In his biographies, it was Tolkien himself who insisted that the most significant element in his work was the fact that he was a Roman Catholic and he could not have written his saga if he were not a devout one. His Lord of the Rings trilogy is so full of Catholic imagery that he called it “a fundamentally religious and Catholic work.” Tolkien’s life revealed how much his faith had influenced him.

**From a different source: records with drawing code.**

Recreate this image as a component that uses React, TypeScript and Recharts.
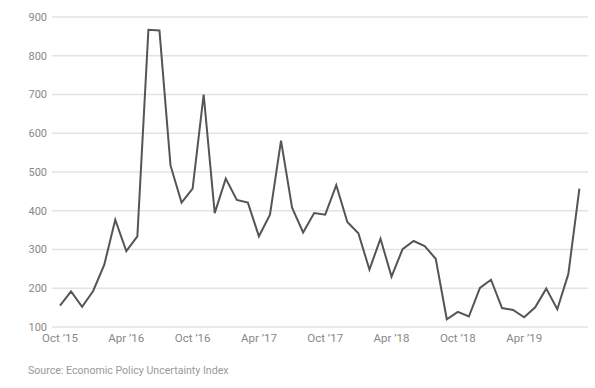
import { LineChart, Line, XAxis, YAxis, CartesianGrid } from "recharts";

// monthly, Oct 2015 – Sep 2019
const months = [
  "Oct ’15", "Nov ’15", "Dec ’15", "Jan ’16", "Feb ’16", "Mar ’16",
  "Apr ’16", "May ’16", "Jun ’16", "Jul ’16", "Aug ’16", "Sep ’16",
  "Oct ’16", "Nov ’16", "Dec ’16", "Jan ’17", "Feb ’17", "Mar ’17",
  "Apr ’17", "May ’17", "Jun ’17", "Jul ’17", "Aug ’17", "Sep ’17",
  "Oct ’17", "Nov ’17", "Dec ’17", "Jan ’18", "Feb ’18", "Mar ’18",
  "Apr ’18", "May ’18", "Jun ’18", "Jul ’18", "Aug ’18", "Sep ’18",
  "Oct ’18", "Nov ’18", "Dec ’18", "Jan ’19", "Feb ’19", "Mar ’19",
  "Apr ’19", "May ’19", "Jun ’19", "Jul ’19", "Aug ’19", "Sep ’19",
];

const epu = [
  155, 192, 152, 193, 260, 377, 296, 334, 867, 865, 517, 421,
  457, 700, 394, 483, 428, 421, 334, 390, 581, 408, 344, 394,
  390, 466, 371, 342, 248, 328, 230, 301, 322, 309, 276, 120,
  139, 127, 201, 222, 149, 144, 125, 151, 199, 146, 237, 457,
];

const yTicks = [100, 200, 300, 400, 500, 600, 700, 800, 900];

const data = months.map((m, i) => ({ month: m, value: epu[i] }));

const font = "Roboto, sans-serif";

export default function App() {
  return (
    <div style={{ position: "absolute", left: 0, top: 0, width: 595, height: 388, background: "#fff" }}>
      <LineChart
        width={595}
        height={360}
        data={data}
        margin={{ top: 17, right: 7, left: 0, bottom: 0 }}
      >
        <CartesianGrid vertical={false} stroke="#e3e3e3" strokeWidth={1.5} />
        <XAxis
          dataKey="month"
          interval={5}
          axisLine={false}
          tickLine={false}
          tickSize={0}
          tickMargin={7}
          height={33}
          padding={{ left: 8, right: 8.6 }}
          tick={{ fill: "#888", fontSize: 11.5, fontFamily: font }}
        />
        <YAxis
          domain={[100, 900]}
          ticks={yTicks}
          width={52}
          axisLine={false}
          tickLine={false}
          tickSize={0}
          tickMargin={5}
          tick={{ fill: "#888", fontSize: 11, fontFamily: font }}
        />
        <Line
          type="linear"
          dataKey="value"
          stroke="#555"
          strokeWidth={2}
          dot={false}
          isAnimationActive={false}
        />
      </LineChart>
      <div
        style={{
          position: "absolute",
          left: 28,
          top: 364,
          fontFamily: font,
          fontSize: 10.6,
          color: "#999",
        }}
      >
        Source: Economic Policy Uncertainty Index
      </div>
    </div>
  );
}
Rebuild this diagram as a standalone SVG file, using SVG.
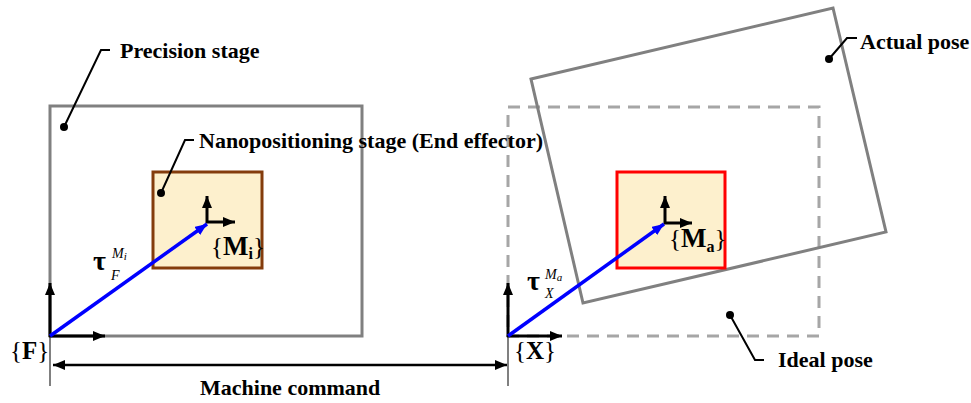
<svg xmlns="http://www.w3.org/2000/svg" width="971" height="403" viewBox="0 0 971 403">
<style>
.lbl{font-family:"Liberation Serif","Times New Roman",serif;font-weight:bold;font-size:22px;fill:#000}
.sym{font-family:"Liberation Serif","Times New Roman",serif;font-size:25px;fill:#000}
.b{font-weight:bold}
.bm{font-weight:bold;font-size:27px}
.sb{font-weight:bold;font-size:16px}
.tau{font-family:"Liberation Serif","Times New Roman",serif;font-weight:bold;font-size:28px;fill:#000}
.it{font-family:"Liberation Serif","Times New Roman",serif;font-style:italic;font-size:14px;fill:#000}
.its{font-size:11px}
.stage{fill:none;stroke:#808080;stroke-width:3}
.ideal{fill:none;stroke:#a6a6a6;stroke-width:3;stroke-dasharray:12 8}
.ax{stroke:#000;stroke-width:3;fill:none;marker-end:url(#ah)}
.vec{stroke:#0000ff;stroke-width:3.5;fill:none;marker-end:url(#bh)}
.ld{stroke:#000;stroke-width:2;fill:none}
.thin{stroke:#808080;stroke-width:2}
</style>
<defs>
<marker id="ah" markerUnits="userSpaceOnUse" markerWidth="12" markerHeight="10" refX="12" refY="5" orient="auto"><path d="M0,0 L12,5 L0,10 z" fill="#000"/></marker>
<marker id="ahs" markerUnits="userSpaceOnUse" markerWidth="12" markerHeight="10" refX="0" refY="5" orient="auto"><path d="M12,0 L0,5 L12,10 z" fill="#000"/></marker>
<marker id="bh" markerUnits="userSpaceOnUse" markerWidth="12" markerHeight="10" refX="12" refY="5" orient="auto"><path d="M0,0 L12,5 L0,10 z" fill="#0000ff"/></marker>
</defs>

<g id="precision-stage">
<rect class="stage" x="50" y="106" width="312" height="230"/>
</g>
<g id="nano-stage">
<rect x="153" y="172" width="109" height="96" fill="#fdf0cd" stroke="#843c0c" stroke-width="3"/>
</g>
<g id="ideal-pose">
<rect class="ideal" x="508" y="107" width="311" height="229"/>
</g>
<g id="actual-pose">
<polygon class="stage" points="531,79 833,8 886,232 583,303"/>
</g>
<g id="actual-effector">
<rect x="617" y="172" width="108" height="96" fill="#fdf0cd" stroke="#ff0000" stroke-width="3"/>
</g>

<g id="connectors">
<line class="thin" x1="50" y1="336" x2="50" y2="386"/>
<line class="thin" x1="508" y1="336" x2="508" y2="386"/>
<line x1="53" y1="365" x2="507" y2="365" stroke="#000" stroke-width="2.5" marker-start="url(#ahs)" marker-end="url(#ah)"/>
<line class="ax" x1="50" y1="337" x2="50" y2="283"/>
<line class="ax" x1="49" y1="336" x2="105" y2="336"/>
<line class="ax" x1="508" y1="337" x2="508" y2="283"/>
<line class="ax" x1="507" y1="336" x2="562" y2="336"/>
<line class="ax" x1="207" y1="223" x2="207" y2="196"/>
<line class="ax" x1="206" y1="222" x2="235" y2="222"/>
<line class="ax" x1="665" y1="224" x2="665" y2="196"/>
<line class="ax" x1="664" y1="223" x2="692" y2="223"/>
<line class="vec" x1="50" y1="336" x2="207" y2="224"/>
<line class="vec" x1="508" y1="336" x2="664" y2="224"/>
<polyline class="ld" points="64,127 101,50 110,50"/>
<circle cx="64" cy="127" r="4"/>
<polyline class="ld" points="161,193 185,140 194,140"/>
<circle cx="161" cy="193" r="4"/>
<polyline class="ld" points="829,59 847,38 857,38"/>
<circle cx="829" cy="59" r="4"/>
<polyline class="ld" points="730,315 755,360 764,360"/>
<circle cx="730" cy="315" r="4"/>
</g>

<g id="labels">
<text class="lbl" x="120" y="58">Precision stage</text>
<text class="lbl" x="199" y="148">Nanopositioning stage (End effector)</text>
<text class="lbl" x="860" y="49">Actual pose</text>
<text class="lbl" x="778" y="367">Ideal pose</text>
<text class="lbl" x="200" y="395">Machine command</text>

<text class="sym" x="10" y="359">{<tspan class="b">F</tspan>}</text>
<text class="sym" x="514" y="359">{<tspan class="b">X</tspan>}</text>

<text class="sym" x="211" y="255">{<tspan class="bm">M</tspan><tspan class="sb" dy="4">i</tspan><tspan dy="-4">}</tspan></text>
<text class="sym" x="669" y="247">{<tspan class="bm">M</tspan><tspan class="sb" dy="5">a</tspan><tspan dy="-5">}</tspan></text>

<text class="tau" x="93" y="270">τ</text>
<text class="it" x="112" y="258">M<tspan class="its" dy="2">i</tspan></text>
<text class="it" x="111" y="280">F</text>

<text class="tau" x="527" y="290">τ</text>
<text class="it" x="545" y="279">M<tspan class="its" dy="2">a</tspan></text>
<text class="it" x="545" y="298">X</text>
</g>
</svg>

Tolkien became Catholic at eight when his mother, widow Mabel Tolkien, from whom Tolkien inherited a love of languages and legends, converted to the Church. This conversion brought Mabel’s Protestant family to disown her and leave her to care for her two sons, John Ronald and Hilary, in a tiny rented room in a postman’s cottage. Mabel died of poverty, and was regarded by Tolkien as a “martyr…to ensure us keeping the faith.” The children were adopted by Fr. Francis Morgan in the Birmingham Oratory, which Tolkien remembered as his “good Catholic home.”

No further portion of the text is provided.